The Saudis calculated that if the U.S. was not going to solve the Houthi problem, they were “going to stop fighting them” and instead “start paying them.” Now the West is back in “a Cold War situation” in a “very strategic piece of geography.” The Houthis hold “a key piece of terrain in the center of the global shipping lanes, the point at which Europe, Asia, and the Middle East meet.” The West is also held hostage to the Houthi “extortionists [who are] using advanced conventional weapons, drone systems, and missile systems, and they are on one of the world’s trade superhighways, the Suez Canal in the Red Sea, [and] the Bab al-Mandab Strait.”
The Houthis “want to keep Yemen united” because “they’ve got most of the people and none of the resources.” In addition, they want to avoid anti-Houthi powers who would develop advanced militaries and form “an enemy bloc” of the Republic of Yemen government in areas not under Houthi control. The Houthis “want everyone to be folded into one country in which the Houthis are the dominating voice.” Even if the southern, eastern, and Houthi areas of Yemen are partially unified in a “loosely confederated state,” the reality is that the Houthis will threaten any challenge to their complete control.
Strategies for the West to confront the “severe foreign policy challenge for the United States and other Western partners at this time” are unlikely to be effective. Punishing the Houthis whenever there is an attack on shipping in an attempt “to shift their [Houthi] cost benefit balance” through a “coercive strategy” will have little impact on hardened Houthi militias. They are “more like Hamas,” who would rather “die in a hole in the ground rather than surrender.” With the Houthi leadership well-hidden, the Houthis are willing to live on “very little,” and they are inured to martyrdom.
The only way to address the Houthi threat is to “put a lot of resources in and decide to do it and explain that to the American people.”
Coercion is unlikely to break the Houthis, and “unless you’re willing to develop a ground adversary to the Houthis, and unless you’re willing to landlock them,” they are likely not going to be stopped. The “only way to actually coerce the Houthis and change their calculation is to build an alternate military structure inside Yemen that can remove them from terrain, particularly the Red Sea coast.” If they can be “rolled back into the hills,” they will be relegated to one of many forces in northern Yemen, “not the predominant one that controls the capital.”
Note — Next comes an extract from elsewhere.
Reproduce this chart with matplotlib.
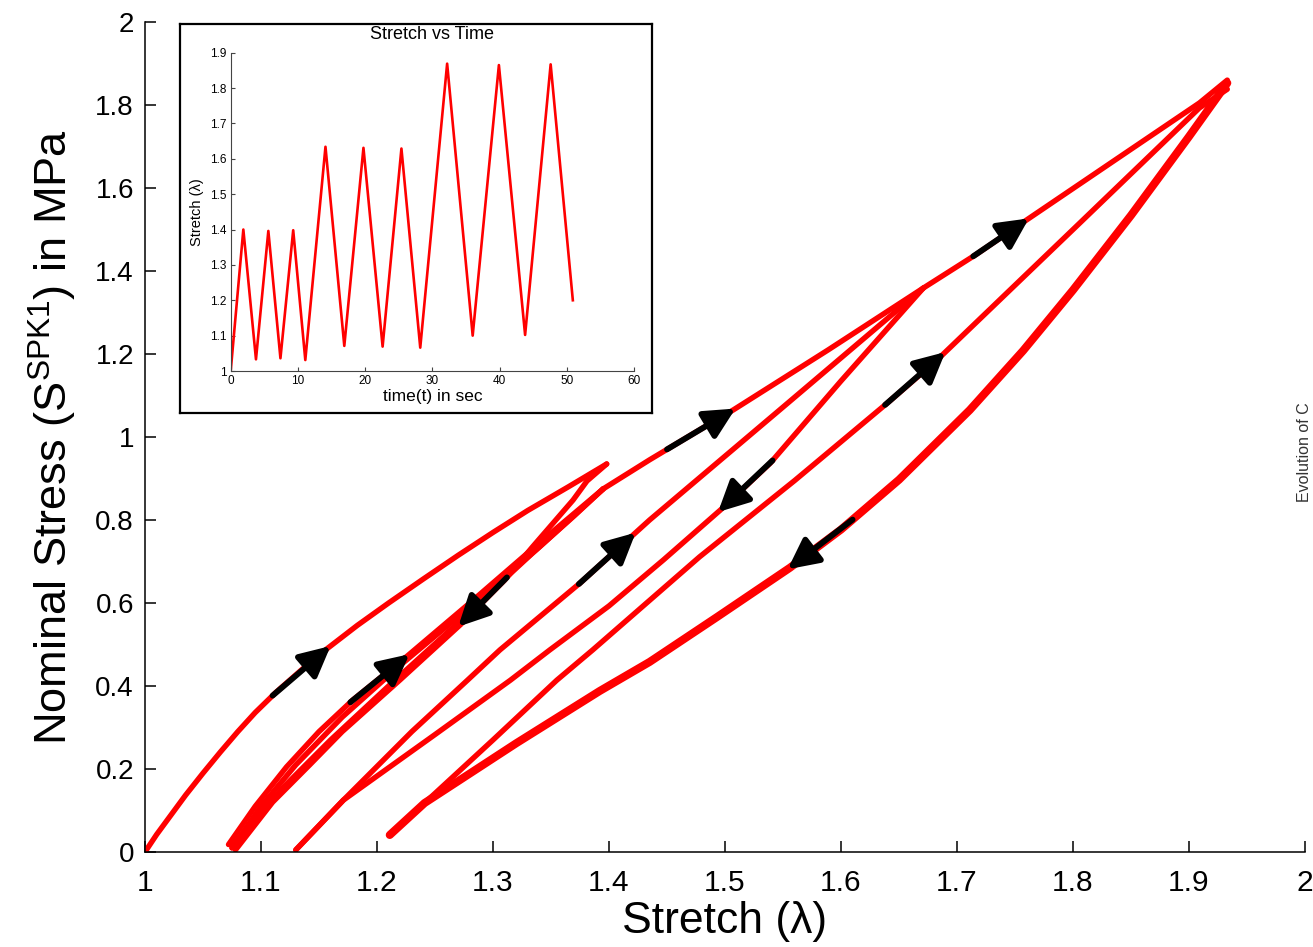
import numpy as np
import matplotlib
matplotlib.use("Agg")
import matplotlib.pyplot as plt
from matplotlib.ticker import FuncFormatter

plt.rcParams['font.family'] = ['Liberation Sans', 'DejaVu Sans']
plt.rcParams['mathtext.fontset'] = 'custom'
plt.rcParams['mathtext.rm'] = 'Liberation Sans'
plt.rcParams['mathtext.it'] = 'Liberation Sans:italic'

# ---- inset: stretch history ----
inset_time = [0, 1.88, 3.76, 5.6, 7.4, 9.3, 11.1, 14.1, 16.9, 19.75, 22.6, 25.4,
              28.2, 32.2, 36.0, 39.9, 43.8, 47.6, 50.9]
inset_stretch = [1.0, 1.40, 1.033, 1.396, 1.036, 1.398, 1.031, 1.634, 1.071, 1.631,
                 1.069, 1.629, 1.066, 1.869, 1.10, 1.865, 1.102, 1.867, 1.20]

# ---- main plot branches (stretch, nominal stress) ----
virgin_x = [1.000, 1.010, 1.020, 1.035, 1.050, 1.065, 1.080, 1.095, 1.113, 1.135,
            1.157, 1.183, 1.210, 1.240, 1.270, 1.300, 1.330, 1.365, 1.398]
virgin_y = [0.000, 0.042, 0.080, 0.137, 0.190, 0.241, 0.290, 0.336, 0.385, 0.439,
            0.490, 0.546, 0.600, 0.658, 0.715, 0.770, 0.823, 0.880, 0.935]

unload1a_x = [1.398, 1.381, 1.369, 1.334, 1.310, 1.272, 1.220, 1.170, 1.142, 1.110, 1.078]
unload1a_y = [0.935, 0.894, 0.848, 0.735, 0.655, 0.548, 0.415, 0.290, 0.210, 0.120, 0.005]

reload1a_x = [1.072, 1.095, 1.122, 1.150, 1.179, 1.226, 1.280, 1.340, 1.395]
reload1a_y = [0.018, 0.110, 0.205, 0.290, 0.366, 0.472, 0.600, 0.745, 0.875]

unload1b_x = [1.395, 1.370, 1.334, 1.300, 1.260, 1.210, 1.160, 1.120, 1.090, 1.075]
unload1b_y = [0.875, 0.810, 0.720, 0.632, 0.527, 0.400, 0.270, 0.158, 0.065, 0.010]

reload1b_x = [1.075, 1.100, 1.130, 1.170, 1.220, 1.280, 1.340, 1.395]
reload1b_y = [0.010, 0.110, 0.210, 0.325, 0.450, 0.590, 0.735, 0.875]

# loading beyond 1.4 up to 1.93 (upper envelope)
load_top_x = [1.395, 1.435, 1.478, 1.507, 1.589, 1.671, 1.716, 1.760, 1.835, 1.909, 1.933]
load_top_y = [0.875, 0.945, 1.017, 1.065, 1.210, 1.359, 1.439, 1.523, 1.665, 1.805, 1.860]

unload2_x = [1.671, 1.600, 1.539, 1.496, 1.447, 1.400, 1.349, 1.315, 1.250, 1.171, 1.130]
unload2_y = [1.359, 1.135, 0.937, 0.824, 0.704, 0.593, 0.487, 0.414, 0.283, 0.125, 0.005]

reload2_x = [1.130, 1.171, 1.230, 1.278, 1.306, 1.375, 1.435, 1.550, 1.671]
reload2_y = [0.005, 0.125, 0.290, 0.414, 0.487, 0.648, 0.800, 1.072, 1.359]

unload3_x = [1.933, 1.900, 1.850, 1.800, 1.757, 1.711, 1.650, 1.600, 1.556, 1.493,
             1.435, 1.392, 1.320, 1.241, 1.211]
unload3_y = [1.853, 1.724, 1.534, 1.354, 1.208, 1.065, 0.897, 0.777, 0.685, 0.566,
             0.458, 0.388, 0.262, 0.118, 0.041]

reload3_x = [1.211, 1.241, 1.300, 1.355, 1.386, 1.478, 1.560, 1.640, 1.683, 1.806,
             1.909, 1.933]
reload3_y = [0.041, 0.118, 0.270, 0.414, 0.487, 0.711, 0.895, 1.082, 1.186, 1.516,
             1.793, 1.838]

branches = {
    'virgin': (virgin_x, virgin_y),
    'unload1a': (unload1a_x, unload1a_y),
    'reload1a': (reload1a_x, reload1a_y),
    'unload1b': (unload1b_x, unload1b_y),
    'reload1b': (reload1b_x, reload1b_y),
    'load_top': (load_top_x, load_top_y),
    'unload2': (unload2_x, unload2_y),
    'reload2': (reload2_x, reload2_y),
    'unload3': (unload3_x, unload3_y),
    'reload3': (reload3_x, reload3_y),
}

# direction arrows: (branch, start stretch, end stretch)
arrows = [
    ('virgin', 1.110, 1.160),
    ('reload1a', 1.177, 1.228),
    ('unload1a', 1.312, 1.270),
    ('reload2', 1.374, 1.423),
    ('load_top', 1.450, 1.509),
    ('unload2', 1.541, 1.494),
    ('reload3', 1.638, 1.690),
    ('unload3', 1.610, 1.554),
    ('load_top', 1.714, 1.762),
]

x_ticks = [1, 1.1, 1.2, 1.3, 1.4, 1.5, 1.6, 1.7, 1.8, 1.9, 2]
y_ticks = [0, 0.2, 0.4, 0.6, 0.8, 1, 1.2, 1.4, 1.6, 1.8, 2]
inset_x_ticks = [0, 10, 20, 30, 40, 50, 60]
inset_y_ticks = [1, 1.1, 1.2, 1.3, 1.4, 1.5, 1.6, 1.7, 1.8, 1.9]

W, H = 1313, 947
fig = plt.figure(figsize=(W / 100, H / 100), dpi=100)
fmt = FuncFormatter(lambda v, p: '%g' % round(v, 3))

# main axes
ax = fig.add_axes([145 / W, 1 - 852 / H, 1160 / W, 830 / H])
lw = 3.9
for name, (bx, by) in branches.items():
    ax.plot(bx, by, color='#ff0000', lw=5.8 if name == 'unload3' else lw,
            solid_capstyle='round', solid_joinstyle='round', zorder=2)

for name, xs, xe in arrows:
    bx, by = branches[name]
    order = np.argsort(bx)
    xp = np.asarray(bx)[order]
    fp = np.asarray(by)[order]
    ys = np.interp(xs, xp, fp)
    ye = np.interp(xe, xp, fp)
    ax.annotate('', xy=(xe, ye), xytext=(xs, ys),
                arrowprops=dict(arrowstyle='-|>', color='black', lw=4.2,
                                mutation_scale=46, shrinkA=0, shrinkB=0),
                zorder=3)

ax.set_xlim(1, 2)
ax.set_ylim(0, 2)
ax.set_xticks(x_ticks)
ax.set_yticks(y_ticks)
ax.xaxis.set_major_formatter(fmt)
ax.yaxis.set_major_formatter(fmt)
ax.spines['top'].set_visible(False)
ax.spines['right'].set_visible(False)
for s in ('left', 'bottom'):
    ax.spines[s].set_linewidth(1.1)
ax.tick_params(axis='both', direction='in', length=8, width=1.1)
ax.tick_params(axis='x', labelsize=21.5, pad=12)
ax.tick_params(axis='y', labelsize=20, pad=8)
ax.set_xlabel('Stretch (λ)', fontsize=32, labelpad=3)
ax.set_ylabel(r'Nominal Stress (S$^{\rm SPK1}$) in MPa', fontsize=32.5, labelpad=12)

# framed inset
frame = fig.add_axes([180 / W, 1 - 413 / H, 472 / W, 389 / H], zorder=3)
frame.set_xticks([])
frame.set_yticks([])
frame.set_facecolor('white')
for s in frame.spines.values():
    s.set_linewidth(1.6)

ins = fig.add_axes([230.7 / W, 1 - 371 / H, 403.3 / W, 318.3 / H], zorder=4)
ins.plot(inset_time, inset_stretch, color='#ff0000', lw=1.9)
ins.set_xlim(0, 60)
ins.set_ylim(1, 1.9)
ins.set_xticks(inset_x_ticks)
ins.set_yticks(inset_y_ticks)
ins.yaxis.set_major_formatter(fmt)
ins.spines['top'].set_visible(False)
ins.spines['right'].set_visible(False)
for s in ('left', 'bottom'):
    ins.spines[s].set_linewidth(0.8)
    ins.spines[s].set_color('#444444')
ins.tick_params(axis='both', direction='in', length=3, width=0.8,
                labelsize=8.5, color='#444444', pad=3)
ins.set_title('Stretch vs Time', fontsize=13, pad=10)
ins.set_xlabel('time(t) in sec', fontsize=12.5, labelpad=1)
ins.set_ylabel('Stretch (λ)', fontsize=10.5, labelpad=4)

# text from the neighbouring panel at the right edge
fig.text(1297 / W, 1 - 452 / H, 'Evolution of C', rotation=90, ha='left',
         va='center', fontsize=11.5, color='#333333')

fig.savefig('out.png', dpi=100)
Defending ships is also ineffective because, even though the “Houthis can only fire one attack on ships every two weeks,” it is still enough to deter most shipping. “Their attacks don’t actually have to be effective to have the result they’re looking for, which is to demonstrate that they can partially shut Bab al-Mandab Strait and the Suez Canal.” Much like the Saudis, the West will not gain the advantage over the Houthis “unless you are willing to go and attack leadership targets in densely populated areas.”
Recommendations for a “concerted air campaign” are hampered by a shortage of “intelligence surveillance reconnaissance,” as the U.S. is involved in watching “Ukraine, we’re watching the Taiwan Strait, we’re watching the Gaza-Lebanon crisis.” Additionally, there is a need for a “new authorization for the use of military force” since “people are not content to simply use the post-9/11 counter-terrorism authorization for the use of military force to hit any terrorist group around the world.”
The only way to address the Houthi threat is to “put a lot of resources in and decide to do it and explain that to the American people.” The bar is high because, “when you are fighting the Houthis, you’ve got to go all the way or not at all.”